* [Directive]: Write out exactly the lines from the line with "Write a Python" through the line with "ax.set_xticks([])", including both, and nothing more.

* [Material for this exercise]:

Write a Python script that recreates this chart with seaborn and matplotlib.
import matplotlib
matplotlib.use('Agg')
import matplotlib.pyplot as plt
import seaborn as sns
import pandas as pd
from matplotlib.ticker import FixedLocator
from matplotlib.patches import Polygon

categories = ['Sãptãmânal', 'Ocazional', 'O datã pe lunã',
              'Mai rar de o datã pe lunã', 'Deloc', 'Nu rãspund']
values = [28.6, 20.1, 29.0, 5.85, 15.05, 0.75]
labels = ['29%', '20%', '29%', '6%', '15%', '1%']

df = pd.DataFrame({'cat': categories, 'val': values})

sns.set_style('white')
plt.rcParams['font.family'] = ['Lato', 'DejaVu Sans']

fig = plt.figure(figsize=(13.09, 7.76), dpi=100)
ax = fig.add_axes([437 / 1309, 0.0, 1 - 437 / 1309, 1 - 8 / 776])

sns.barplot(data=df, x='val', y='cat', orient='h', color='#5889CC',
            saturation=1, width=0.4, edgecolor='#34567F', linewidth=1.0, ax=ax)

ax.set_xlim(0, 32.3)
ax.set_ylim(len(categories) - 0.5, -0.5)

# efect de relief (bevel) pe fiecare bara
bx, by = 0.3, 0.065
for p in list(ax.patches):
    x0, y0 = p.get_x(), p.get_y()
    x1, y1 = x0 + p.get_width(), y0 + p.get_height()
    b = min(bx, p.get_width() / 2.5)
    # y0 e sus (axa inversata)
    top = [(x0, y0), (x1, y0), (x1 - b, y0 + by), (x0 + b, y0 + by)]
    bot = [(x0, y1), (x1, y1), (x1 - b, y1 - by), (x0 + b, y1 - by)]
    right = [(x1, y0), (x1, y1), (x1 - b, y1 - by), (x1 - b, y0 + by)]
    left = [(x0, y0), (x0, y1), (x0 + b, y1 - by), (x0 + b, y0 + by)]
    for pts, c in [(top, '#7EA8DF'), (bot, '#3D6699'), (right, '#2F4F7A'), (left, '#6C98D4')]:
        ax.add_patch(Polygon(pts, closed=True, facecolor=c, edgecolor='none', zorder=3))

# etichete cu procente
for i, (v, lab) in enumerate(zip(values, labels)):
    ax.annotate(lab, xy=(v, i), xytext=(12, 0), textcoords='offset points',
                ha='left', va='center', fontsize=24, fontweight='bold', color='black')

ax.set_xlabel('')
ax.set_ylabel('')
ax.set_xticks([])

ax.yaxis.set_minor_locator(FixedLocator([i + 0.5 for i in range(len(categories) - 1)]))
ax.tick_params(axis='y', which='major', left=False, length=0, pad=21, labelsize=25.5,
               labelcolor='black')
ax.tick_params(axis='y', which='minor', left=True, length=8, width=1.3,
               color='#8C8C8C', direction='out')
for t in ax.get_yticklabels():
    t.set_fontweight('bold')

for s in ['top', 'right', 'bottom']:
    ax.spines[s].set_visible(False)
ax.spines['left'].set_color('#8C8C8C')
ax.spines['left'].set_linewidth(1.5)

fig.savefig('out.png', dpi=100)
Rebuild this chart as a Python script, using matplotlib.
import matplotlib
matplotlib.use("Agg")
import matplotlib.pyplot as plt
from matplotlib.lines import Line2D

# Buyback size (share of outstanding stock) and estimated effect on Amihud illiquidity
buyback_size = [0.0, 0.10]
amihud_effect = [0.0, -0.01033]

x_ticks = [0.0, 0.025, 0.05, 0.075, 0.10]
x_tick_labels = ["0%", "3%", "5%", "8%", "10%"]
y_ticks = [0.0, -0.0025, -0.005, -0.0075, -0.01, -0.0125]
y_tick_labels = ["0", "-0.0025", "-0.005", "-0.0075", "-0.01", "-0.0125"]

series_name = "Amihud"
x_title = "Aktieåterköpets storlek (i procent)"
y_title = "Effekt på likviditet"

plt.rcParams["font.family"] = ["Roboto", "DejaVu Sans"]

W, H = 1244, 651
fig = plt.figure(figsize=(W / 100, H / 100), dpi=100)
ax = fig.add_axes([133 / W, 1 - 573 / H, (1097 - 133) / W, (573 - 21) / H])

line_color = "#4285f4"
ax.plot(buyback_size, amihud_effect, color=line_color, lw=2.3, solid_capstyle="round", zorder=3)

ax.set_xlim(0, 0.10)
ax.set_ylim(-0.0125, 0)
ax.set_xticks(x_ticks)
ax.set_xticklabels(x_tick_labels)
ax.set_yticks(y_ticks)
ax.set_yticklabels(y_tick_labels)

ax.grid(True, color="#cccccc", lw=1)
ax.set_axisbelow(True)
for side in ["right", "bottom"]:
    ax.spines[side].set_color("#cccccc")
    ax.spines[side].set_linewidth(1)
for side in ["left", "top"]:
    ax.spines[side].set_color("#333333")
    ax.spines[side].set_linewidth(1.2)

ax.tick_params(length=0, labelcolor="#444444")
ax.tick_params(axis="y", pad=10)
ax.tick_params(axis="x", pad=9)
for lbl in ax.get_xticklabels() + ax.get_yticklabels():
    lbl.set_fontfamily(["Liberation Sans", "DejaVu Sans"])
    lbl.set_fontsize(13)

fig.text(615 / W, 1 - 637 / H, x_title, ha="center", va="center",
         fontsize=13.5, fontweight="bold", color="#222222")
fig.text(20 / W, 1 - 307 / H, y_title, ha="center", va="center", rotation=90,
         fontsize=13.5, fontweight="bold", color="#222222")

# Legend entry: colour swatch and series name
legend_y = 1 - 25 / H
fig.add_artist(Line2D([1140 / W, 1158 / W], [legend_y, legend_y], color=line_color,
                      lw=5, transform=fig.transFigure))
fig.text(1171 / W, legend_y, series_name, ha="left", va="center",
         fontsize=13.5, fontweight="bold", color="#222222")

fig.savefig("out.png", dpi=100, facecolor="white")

==

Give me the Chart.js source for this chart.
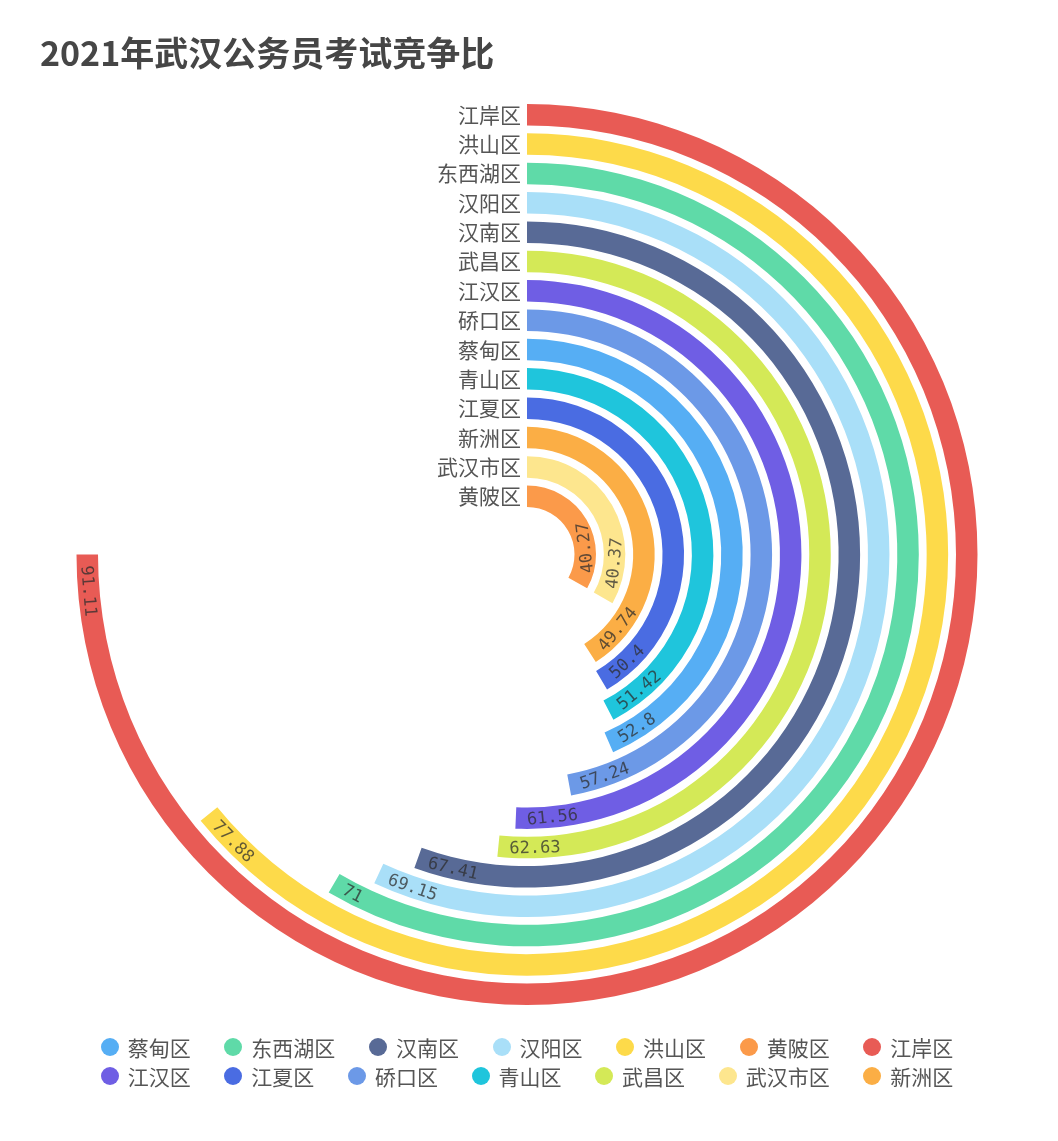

* [Result of this task]:
Write a Python script that recreates this chart with seaborn and matplotlib.
import matplotlib
matplotlib.use('Agg')
import matplotlib.pyplot as plt
import seaborn as sns
import pandas as pd
from matplotlib.ticker import FixedLocator
from matplotlib.patches import Polygon

categories = ['Sãptãmânal', 'Ocazional', 'O datã pe lunã',
              'Mai rar de o datã pe lunã', 'Deloc', 'Nu rãspund']
values = [28.6, 20.1, 29.0, 5.85, 15.05, 0.75]
labels = ['29%', '20%', '29%', '6%', '15%', '1%']

df = pd.DataFrame({'cat': categories, 'val': values})

sns.set_style('white')
plt.rcParams['font.family'] = ['Lato', 'DejaVu Sans']

fig = plt.figure(figsize=(13.09, 7.76), dpi=100)
ax = fig.add_axes([437 / 1309, 0.0, 1 - 437 / 1309, 1 - 8 / 776])

sns.barplot(data=df, x='val', y='cat', orient='h', color='#5889CC',
            saturation=1, width=0.4, edgecolor='#34567F', linewidth=1.0, ax=ax)

ax.set_xlim(0, 32.3)
ax.set_ylim(len(categories) - 0.5, -0.5)

# efect de relief (bevel) pe fiecare bara
bx, by = 0.3, 0.065
for p in list(ax.patches):
    x0, y0 = p.get_x(), p.get_y()
    x1, y1 = x0 + p.get_width(), y0 + p.get_height()
    b = min(bx, p.get_width() / 2.5)
    # y0 e sus (axa inversata)
    top = [(x0, y0), (x1, y0), (x1 - b, y0 + by), (x0 + b, y0 + by)]
    bot = [(x0, y1), (x1, y1), (x1 - b, y1 - by), (x0 + b, y1 - by)]
    right = [(x1, y0), (x1, y1), (x1 - b, y1 - by), (x1 - b, y0 + by)]
    left = [(x0, y0), (x0, y1), (x0 + b, y1 - by), (x0 + b, y0 + by)]
    for pts, c in [(top, '#7EA8DF'), (bot, '#3D6699'), (right, '#2F4F7A'), (left, '#6C98D4')]:
        ax.add_patch(Polygon(pts, closed=True, facecolor=c, edgecolor='none', zorder=3))

# etichete cu procente
for i, (v, lab) in enumerate(zip(values, labels)):
    ax.annotate(lab, xy=(v, i), xytext=(12, 0), textcoords='offset points',
                ha='left', va='center', fontsize=24, fontweight='bold', color='black')

ax.set_xlabel('')
ax.set_ylabel('')
ax.set_xticks([])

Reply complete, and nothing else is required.